Does converting Word to PDF remove metadata?
No. The metadata travels with the export.
Saving a .docx as PDF converts the format, not the file's history. The identifying fields are copied into the PDF's own metadata containers — the info dictionary and an embedded XMP block — where they keep working exactly as before.
What transfers into the PDF
| Word field | Where it lands in the PDF |
|---|---|
| Author | /Author + XMP dc:creator |
| Title, subject, keywords | /Title, /Subject, /Keywords |
| Creating application | /Creator (e.g. "Microsoft Word") |
| Converter used | /Producer |
| Created / modified dates | /CreationDate, /ModDate |
In other words: a recruiter, client or opposing counsel who opens the PDF's document properties sees the same name and timestamps you thought stayed behind in the Word file.
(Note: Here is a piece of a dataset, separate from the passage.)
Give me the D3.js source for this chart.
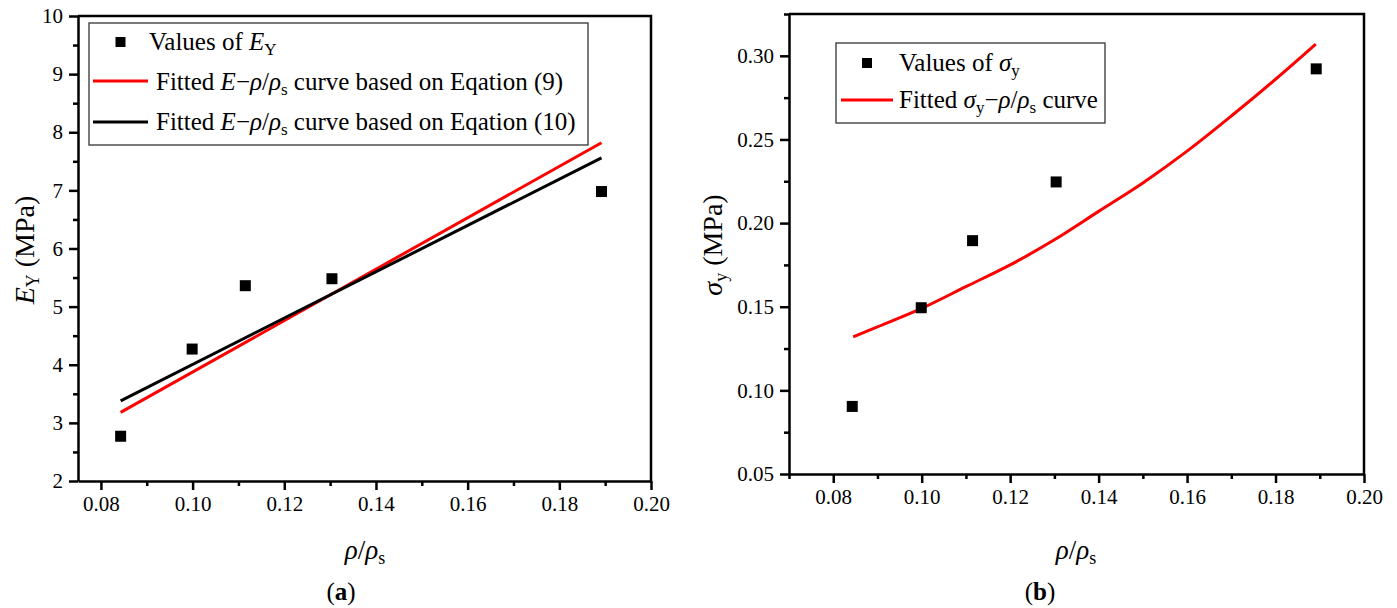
<!DOCTYPE html>
<html><head><meta charset="utf-8">
<script src="https://cdn.jsdelivr.net/npm/d3@7"></script>
<style>
body{margin:0;background:#fff;}
svg text{font-family:'Liberation Serif','Times New Roman',Times,'DejaVu Serif',serif;}
</style></head>
<body><svg id="c" width="1397" height="608"></svg>
<script>
// ---- data ----
const rhoRatio = [0.0843, 0.0999, 0.1115, 0.1304, 0.1892];
const eyValues = [2.77, 4.27, 5.36, 5.48, 6.98];
const sigmaValues = [0.0904, 0.1494, 0.1895, 0.2246, 0.2922];
const fitEq9X = [0.0843, 0.1892];
const fitEq9Y = [3.18, 7.82];
const fitEq10X = [0.0843, 0.1892];
const fitEq10Y = [3.38, 7.56];
const sigmaFitX = [0.0845, 0.09, 0.10, 0.11, 0.12, 0.13, 0.14, 0.15, 0.16, 0.17, 0.18, 0.1891];
const sigmaFitY = [0.132, 0.138, 0.149, 0.162, 0.175, 0.190, 0.207, 0.224, 0.243, 0.264, 0.286, 0.307];
const xTicks = [0.08, 0.10, 0.12, 0.14, 0.16, 0.18, 0.20];
const xMinorA = [0.09, 0.11, 0.13, 0.15, 0.17, 0.19];
const xMinorB = [0.07, 0.09, 0.11, 0.13, 0.15, 0.17, 0.19];
const eyTicks = [2, 3, 4, 5, 6, 7, 8, 9, 10];
const eyMinor = [2.5, 3.5, 4.5, 5.5, 6.5, 7.5, 8.5, 9.5];
const sigTicks = [0.05, 0.10, 0.15, 0.20, 0.25, 0.30];
const sigMinor = [0.075, 0.125, 0.175, 0.225, 0.275, 0.325];

const FONT = "'Liberation Serif','Times New Roman',Times,'DejaVu Serif',serif";
const svg = d3.select("#c").attr("font-family", FONT);
const AX = 2.5;
const TICKFS = 21, LEGFS = 25, SUBFS = 17, TITLEFS = 27;

function panel(o) {
  const g = svg.append("g");
  const x = d3.scaleLinear().domain(o.xDom).range(o.xRange);
  const y = d3.scaleLinear().domain(o.yDom).range(o.yRange);
  const [x0, x1] = o.xRange, [y0, y1] = o.yRange;
  g.append("path").attr("d", `M${x0},${y1}H${x1}V${y0}`)
    .attr("fill", "none").attr("stroke", "#000").attr("stroke-width", AX);
  g.append("g").attr("transform", `translate(0,${y0})`)
    .call(d3.axisBottom(x).tickValues(o.xMinor).tickSize(5).tickSizeOuter(0).tickFormat(""))
    .call(s => s.select(".domain").remove())
    .call(s => s.selectAll("line").attr("stroke-width", AX));
  g.append("g").attr("transform", `translate(${x0},0)`)
    .call(d3.axisLeft(y).tickValues(o.yMinor).tickSize(5).tickSizeOuter(0).tickFormat(""))
    .call(s => s.select(".domain").remove())
    .call(s => s.selectAll("line").attr("stroke-width", AX));
  const xa = g.append("g").attr("transform", `translate(0,${y0})`)
    .call(d3.axisBottom(x).tickValues(o.xTicks).tickSize(9).tickSizeOuter(0).tickPadding(6).tickFormat(d3.format(".2f")));
  const ya = g.append("g").attr("transform", `translate(${x0},0)`)
    .call(d3.axisLeft(y).tickValues(o.yTicks).tickSize(9).tickSizeOuter(0).tickPadding(6).tickFormat(o.yFmt));
  [xa, ya].forEach(a => {
    a.attr("font-family", FONT).attr("font-size", TICKFS);
    a.select(".domain").attr("stroke-width", AX);
    a.selectAll("line").attr("stroke-width", AX);
    a.selectAll("text").attr("font-family", FONT).attr("font-size", TICKFS).attr("fill", "#000");
  });
  return {g, x, y};
}

// ---------- panel (a) ----------
const A = panel({xDom: [0.075, 0.20], xRange: [78, 651], yDom: [2, 10], yRange: [481, 16],
  xTicks, xMinor: xMinorA, yTicks: eyTicks, yMinor: eyMinor, yFmt: d3.format("d")});
const lineA = d3.line().x(d => A.x(d[0])).y(d => A.y(d[1]));
A.g.append("path").datum(d3.zip(fitEq9X, fitEq9Y)).attr("d", lineA)
  .attr("fill", "none").attr("stroke", "#ff0000").attr("stroke-width", 3);
A.g.append("path").datum(d3.zip(fitEq10X, fitEq10Y)).attr("d", lineA)
  .attr("fill", "none").attr("stroke", "#000").attr("stroke-width", 3);
A.g.selectAll("rect.pt").data(d3.zip(rhoRatio, eyValues)).join("rect").attr("class", "pt")
  .attr("x", d => A.x(d[0]) - 5.5).attr("y", d => A.y(d[1]) - 5.5).attr("width", 11).attr("height", 11).attr("fill", "#000");

// legend (a)
const LA = svg.append("g").attr("font-size", LEGFS).attr("font-family", FONT);
LA.append("rect").attr("x", 89).attr("y", 23).attr("width", 499).attr("height", 122)
  .attr("fill", "#fff").attr("stroke", "#333").attr("stroke-width", 1.3);
LA.append("rect").attr("x", 115.5).attr("y", 37).attr("width", 10).attr("height", 10).attr("fill", "#000");
let t = LA.append("text").attr("x", 149).attr("y", 50);
t.append("tspan").text("Values of ");
t.append("tspan").attr("font-style", "italic").text("E");
t.append("tspan").attr("font-size", SUBFS).attr("dy", 5).text("Y");
LA.append("line").attr("x1", 93).attr("x2", 148).attr("y1", 81).attr("y2", 81).attr("stroke", "#ff0000").attr("stroke-width", 3);
LA.append("line").attr("x1", 93).attr("x2", 148).attr("y1", 122).attr("y2", 122).attr("stroke", "#000").attr("stroke-width", 3);
function fitLabel(yb, tail) {
  const tt = LA.append("text").attr("x", 156).attr("y", yb);
  tt.append("tspan").text("Fitted ");
  tt.append("tspan").attr("font-style", "italic").text("E");
  tt.append("tspan").text("\u2212");
  tt.append("tspan").attr("font-style", "italic").text("\u03C1");
  tt.append("tspan").text("/");
  tt.append("tspan").attr("font-style", "italic").text("\u03C1");
  tt.append("tspan").attr("font-size", SUBFS).attr("dy", 5).text("s");
  tt.append("tspan").attr("dy", -5).text(" curve based on " + tail);
}
fitLabel(90, "Eqation (9)");
fitLabel(130, "Eqation (10)");

// ---------- panel (b) ----------
const B = panel({xDom: [0.07, 0.20], xRange: [789, 1364], yDom: [0.05, 0.325], yRange: [474, 14],
  xTicks, xMinor: xMinorB, yTicks: sigTicks, yMinor: sigMinor, yFmt: d3.format(".2f")});
const lineB = d3.line().x(d => B.x(d[0])).y(d => B.y(d[1])).curve(d3.curveCatmullRom);
B.g.append("path").datum(d3.zip(sigmaFitX, sigmaFitY)).attr("d", lineB)
  .attr("fill", "none").attr("stroke", "#ff0000").attr("stroke-width", 3);
B.g.selectAll("rect.pt").data(d3.zip(rhoRatio, sigmaValues)).join("rect").attr("class", "pt")
  .attr("x", d => B.x(d[0]) - 5.5).attr("y", d => B.y(d[1]) - 5.5).attr("width", 11).attr("height", 11).attr("fill", "#000");

const LB = svg.append("g").attr("font-size", LEGFS).attr("font-family", FONT);
LB.append("rect").attr("x", 836).attr("y", 43).attr("width", 269).attr("height", 80)
  .attr("fill", "#fff").attr("stroke", "#333").attr("stroke-width", 1.3);
LB.append("rect").attr("x", 862).attr("y", 58).attr("width", 10).attr("height", 10).attr("fill", "#000");
t = LB.append("text").attr("x", 899).attr("y", 71);
t.append("tspan").text("Values of ");
t.append("tspan").attr("font-style", "italic").text("\u03C3");
t.append("tspan").attr("font-size", SUBFS).attr("dy", 5).text("y");
LB.append("line").attr("x1", 841).attr("x2", 893).attr("y1", 100).attr("y2", 100).attr("stroke", "#ff0000").attr("stroke-width", 3);
t = LB.append("text").attr("x", 899).attr("y", 108);
t.append("tspan").text("Fitted ");
t.append("tspan").attr("font-style", "italic").text("\u03C3");
t.append("tspan").attr("font-size", SUBFS).attr("dy", 5).text("y");
t.append("tspan").attr("dy", -5).text("\u2212");
t.append("tspan").attr("font-style", "italic").text("\u03C1");
t.append("tspan").text("/");
t.append("tspan").attr("font-style", "italic").text("\u03C1");
t.append("tspan").attr("font-size", SUBFS).attr("dy", 5).text("s");
t.append("tspan").attr("dy", -5).text(" curve");

// ---------- axis titles ----------
function rhoTitle(cx) {
  const tt = svg.append("text").attr("x", cx).attr("y", 559).attr("text-anchor", "middle").attr("font-size", TITLEFS);
  tt.append("tspan").attr("font-style", "italic").text("\u03C1");
  tt.append("tspan").text("/");
  tt.append("tspan").attr("font-style", "italic").text("\u03C1");
  tt.append("tspan").attr("font-size", 18).attr("dy", 5).text("s");
}
rhoTitle(365);
rhoTitle(1076);

function yTitle(cx, cy, sym, sub) {
  const tt = svg.append("text").attr("transform", `translate(${cx},${cy}) rotate(-90)`)
    .attr("text-anchor", "middle").attr("font-size", 28);
  tt.append("tspan").attr("font-style", "italic").text(sym);
  tt.append("tspan").attr("font-size", 18).attr("dy", 5).text(sub);
  tt.append("tspan").attr("dy", -5).text(" (MPa)");
}
yTitle(34, 250, "E", "Y");
yTitle(722, 245, "\u03C3", "y");

// ---------- captions ----------
function caption(cx, letter) {
  const tt = svg.append("text").attr("x", cx).attr("y", 600).attr("text-anchor", "middle").attr("font-size", 25);
  tt.append("tspan").text("(");
  tt.append("tspan").attr("font-weight", "bold").text(letter);
  tt.append("tspan").text(")");
}
caption(341, "a");
caption(1040, "b");
</script></body></html>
How to check a PDF you're about to send
- Quick look: open the PDF and check
File → Properties(orDocument Properties) in your reader. - Full picture: drop the file on Barecopy — it lists every field, including whether an XMP metadata block is embedded, which most readers don't show.
How to remove it — without uploading the file
You have two clean options, and both keep the document's content untouched:
- Clean before exporting. Strip the metadata from the Word file first (our guide to removing the author name covers it), then export. The PDF is born clean.
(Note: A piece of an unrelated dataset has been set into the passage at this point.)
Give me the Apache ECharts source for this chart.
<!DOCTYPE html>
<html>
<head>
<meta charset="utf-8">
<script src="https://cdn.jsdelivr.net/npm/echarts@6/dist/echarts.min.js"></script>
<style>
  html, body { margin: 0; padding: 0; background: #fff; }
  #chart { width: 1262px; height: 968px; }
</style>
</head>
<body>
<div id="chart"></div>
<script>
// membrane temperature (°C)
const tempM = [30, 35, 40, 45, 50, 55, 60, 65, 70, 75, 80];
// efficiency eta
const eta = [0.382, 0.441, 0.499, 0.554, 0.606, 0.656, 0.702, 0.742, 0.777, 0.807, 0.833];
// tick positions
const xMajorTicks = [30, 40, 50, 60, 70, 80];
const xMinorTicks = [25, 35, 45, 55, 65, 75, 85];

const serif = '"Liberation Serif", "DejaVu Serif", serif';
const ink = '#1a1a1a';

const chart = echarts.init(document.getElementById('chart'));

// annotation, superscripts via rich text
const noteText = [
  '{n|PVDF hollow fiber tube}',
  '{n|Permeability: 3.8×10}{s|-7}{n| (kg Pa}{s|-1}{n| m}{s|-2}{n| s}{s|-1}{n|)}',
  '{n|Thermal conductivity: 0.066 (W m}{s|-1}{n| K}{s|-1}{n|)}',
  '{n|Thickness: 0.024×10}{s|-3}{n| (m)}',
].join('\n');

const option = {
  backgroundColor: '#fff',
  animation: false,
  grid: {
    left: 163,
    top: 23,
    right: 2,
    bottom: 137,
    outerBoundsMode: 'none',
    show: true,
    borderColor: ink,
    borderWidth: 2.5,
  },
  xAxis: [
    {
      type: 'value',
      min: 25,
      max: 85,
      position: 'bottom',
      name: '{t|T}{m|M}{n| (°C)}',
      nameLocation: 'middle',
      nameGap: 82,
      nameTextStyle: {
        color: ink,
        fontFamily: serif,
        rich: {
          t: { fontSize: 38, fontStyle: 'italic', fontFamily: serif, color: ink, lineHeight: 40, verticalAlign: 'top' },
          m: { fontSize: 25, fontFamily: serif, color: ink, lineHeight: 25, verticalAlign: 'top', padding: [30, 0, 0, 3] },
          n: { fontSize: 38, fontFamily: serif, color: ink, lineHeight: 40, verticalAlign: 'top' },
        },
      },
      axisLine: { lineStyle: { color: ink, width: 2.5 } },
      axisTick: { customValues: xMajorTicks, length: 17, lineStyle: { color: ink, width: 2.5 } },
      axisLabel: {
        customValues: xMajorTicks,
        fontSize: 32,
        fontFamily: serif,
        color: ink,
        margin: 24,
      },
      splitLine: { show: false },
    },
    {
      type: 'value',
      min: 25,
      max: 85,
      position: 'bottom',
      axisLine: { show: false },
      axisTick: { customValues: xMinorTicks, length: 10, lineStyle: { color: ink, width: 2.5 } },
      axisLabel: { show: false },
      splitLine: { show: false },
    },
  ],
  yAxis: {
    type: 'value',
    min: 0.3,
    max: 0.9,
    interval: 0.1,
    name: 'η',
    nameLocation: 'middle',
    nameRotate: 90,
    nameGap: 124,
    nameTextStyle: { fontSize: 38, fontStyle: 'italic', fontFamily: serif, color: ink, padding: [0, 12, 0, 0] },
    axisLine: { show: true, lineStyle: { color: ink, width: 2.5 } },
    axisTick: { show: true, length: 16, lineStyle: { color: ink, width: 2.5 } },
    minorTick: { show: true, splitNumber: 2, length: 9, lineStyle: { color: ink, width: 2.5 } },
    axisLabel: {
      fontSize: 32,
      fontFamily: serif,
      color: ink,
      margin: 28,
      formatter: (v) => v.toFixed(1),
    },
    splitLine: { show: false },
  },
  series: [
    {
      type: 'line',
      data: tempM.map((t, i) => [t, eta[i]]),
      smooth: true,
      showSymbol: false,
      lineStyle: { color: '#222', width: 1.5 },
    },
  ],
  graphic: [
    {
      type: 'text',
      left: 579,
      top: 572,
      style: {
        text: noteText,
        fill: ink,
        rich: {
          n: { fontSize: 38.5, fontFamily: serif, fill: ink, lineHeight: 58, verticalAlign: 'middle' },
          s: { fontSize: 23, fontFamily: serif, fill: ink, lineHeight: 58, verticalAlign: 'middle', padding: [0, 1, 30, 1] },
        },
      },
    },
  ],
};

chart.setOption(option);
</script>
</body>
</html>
- Clean the PDF after. Drop the exported PDF on Barecopy: it clears the info dictionary fields and removes the embedded XMP block entirely in your browser. The file never reaches a server.
See what your PDF reveals
Drop the exported PDF on Barecopy. It shows the author, creator application, dates and XMP block, then hands back a clean copy — processed locally on your device.
Open Barecopy →Frequently asked
Is "Print to PDF" any different from "Export as PDF"?
Printing to PDF usually carries over less of the document's property set, but the result still gets a creator and producer application and fresh timestamps — and depending on the driver, more. Treat any PDF as unverified until you've checked its properties.
Can Barecopy clean password-protected PDFs?
No — editing an encrypted PDF risks corrupting it, so Barecopy refuses and tells you how to make an unlocked copy first (open it with the password, then print or save as a new PDF).
Does cleaning the PDF change how it looks?
No. Only the metadata containers are touched; pages, text and layout stay exactly as exported.